Write out each line exactly as given. Leave the pictures out of your copy.

**Raw data**
>> START
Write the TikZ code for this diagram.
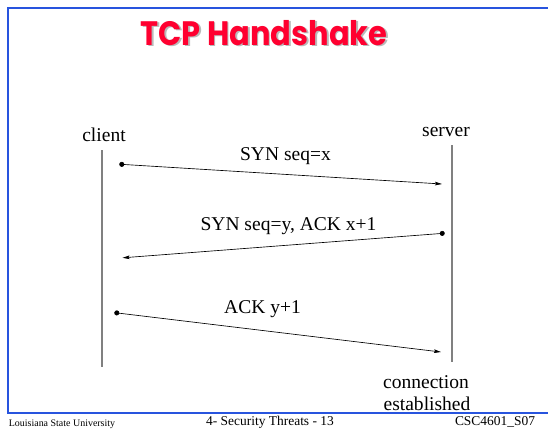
\documentclass[tikz,border=0pt]{standalone}
\usepackage{fontspec}
\setmainfont{Liberation Serif}
\newfontfamily\titlefont{Poppins}[FakeStretch=0.9]
\usetikzlibrary{arrows.meta,positioning}
\definecolor{frameblue}{RGB}{40,84,222}
\definecolor{titlered}{RGB}{255,0,48}

\begin{document}
\begin{tikzpicture} [x = 1bp, y = -1bp,
  lbl/.style = {font = \fontsize{19.6}{22}\selectfont, inner sep = 0pt, anchor = base},
  foot/.style = {font = \fontsize{13.5}{15}\selectfont, inner sep = 0pt, anchor = base},
  life/.style = {draw = gray, line width = 1.6bp},
  msg/.style = {{Circle[length = 5bp]}-{Stealth[length = 7bp, width = 3.6bp, inset = 1.2bp]}, line width = 0.65bp},
  heading/.style = {font = \titlefont\bfseries\fontsize{34}{38}\selectfont, inner sep = 0pt, anchor = base}]
\useasboundingbox (0,0) rectangle (548,429);
\clip (0,0) rectangle (548,429);
\draw [frameblue, line width = 2bp] (8,8) rectangle (600,413);

% title with its shadow
\node [heading, text = gray!55] at (265.5,46.5) {TCP Handshake};
\node (title) [heading, text = titlered] at (264,45) {TCP Handshake};

% the two hosts
\node (client) [lbl] at (104,141) {client};
\node (server) [lbl] at (446,136.5) {server};
\coordinate (c top) at (102,150);
\coordinate (c bot) at (102,367);
\coordinate (s top) at (452,145);
\coordinate (s bot) at (452,362);
\draw [life] (c top) -- (c bot);
\draw [life] (s top) -- (s bot);

% message ends
\coordinate (m1a) at (119.3,164.2);
\coordinate (m1b) at (442,184);
\coordinate (m2a) at (444.7,233.2);
\coordinate (m2b) at (122.5,257.8);
\coordinate (m3a) at (114.3,312.6);
\coordinate (m3b) at (441,352);
\path [msg]
    (m1a) edge (m1b)
    (m2a) edge (m2b)
    (m3a) edge (m3b);

\node (syn) [lbl] at (285.5,160) {SYN seq=x};
\node (synack) [lbl] at (288.5,230) {SYN seq=y, ACK x+1};
\node (ack) [lbl] at (262.5,313) {ACK y+1};

\node (conn) [lbl] at (426,388) {connection};
\node (est) [lbl] at (427,410) {established};

% footer
\node (uni) [foot, font = \fontsize{10}{12}\selectfont] at (62,426) {Louisiana State University};
\node (topic) [foot] at (270,425.5) {4- Security Threats - 13};
\node (course) [foot] at (495,425.5) {CSC4601\_S07};
\end{tikzpicture}
\end{document}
>> END
**Task answer**
Write the TikZ code for this diagram.
\documentclass[tikz,border=0pt]{standalone}
\usepackage{fontspec}
\setmainfont{Liberation Serif}
\newfontfamily\titlefont{Poppins}[FakeStretch=0.9]
\usetikzlibrary{arrows.meta,positioning}
\definecolor{frameblue}{RGB}{40,84,222}
\definecolor{titlered}{RGB}{255,0,48}

\begin{document}
\begin{tikzpicture} [x = 1bp, y = -1bp,
  lbl/.style = {font = \fontsize{19.6}{22}\selectfont, inner sep = 0pt, anchor = base},
  foot/.style = {font = \fontsize{13.5}{15}\selectfont, inner sep = 0pt, anchor = base},
  life/.style = {draw = gray, line width = 1.6bp},
  msg/.style = {{Circle[length = 5bp]}-{Stealth[length = 7bp, width = 3.6bp, inset = 1.2bp]}, line width = 0.65bp},
  heading/.style = {font = \titlefont\bfseries\fontsize{34}{38}\selectfont, inner sep = 0pt, anchor = base}]
\useasboundingbox (0,0) rectangle (548,429);
\clip (0,0) rectangle (548,429);
\draw [frameblue, line width = 2bp] (8,8) rectangle (600,413);

% title with its shadow
\node [heading, text = gray!55] at (265.5,46.5) {TCP Handshake};
\node (title) [heading, text = titlered] at (264,45) {TCP Handshake};

% the two hosts
\node (client) [lbl] at (104,141) {client};
\node (server) [lbl] at (446,136.5) {server};
\coordinate (c top) at (102,150);
\coordinate (c bot) at (102,367);
\coordinate (s top) at (452,145);
\coordinate (s bot) at (452,362);
\draw [life] (c top) -- (c bot);
\draw [life] (s top) -- (s bot);

% message ends
\coordinate (m1a) at (119.3,164.2);
\coordinate (m1b) at (442,184);
\coordinate (m2a) at (444.7,233.2);
\coordinate (m2b) at (122.5,257.8);
\coordinate (m3a) at (114.3,312.6);
\coordinate (m3b) at (441,352);
\path [msg]
    (m1a) edge (m1b)
    (m2a) edge (m2b)
    (m3a) edge (m3b);

\node (syn) [lbl] at (285.5,160) {SYN seq=x};
\node (synack) [lbl] at (288.5,230) {SYN seq=y, ACK x+1};
\node (ack) [lbl] at (262.5,313) {ACK y+1};

\node (conn) [lbl] at (426,388) {connection};
\node (est) [lbl] at (427,410) {established};

% footer
\node (uni) [foot, font = \fontsize{10}{12}\selectfont] at (62,426) {Louisiana State University};
\node (topic) [foot] at (270,425.5) {4- Security Threats - 13};
\node (course) [foot] at (495,425.5) {CSC4601\_S07};
\end{tikzpicture}
\end{document}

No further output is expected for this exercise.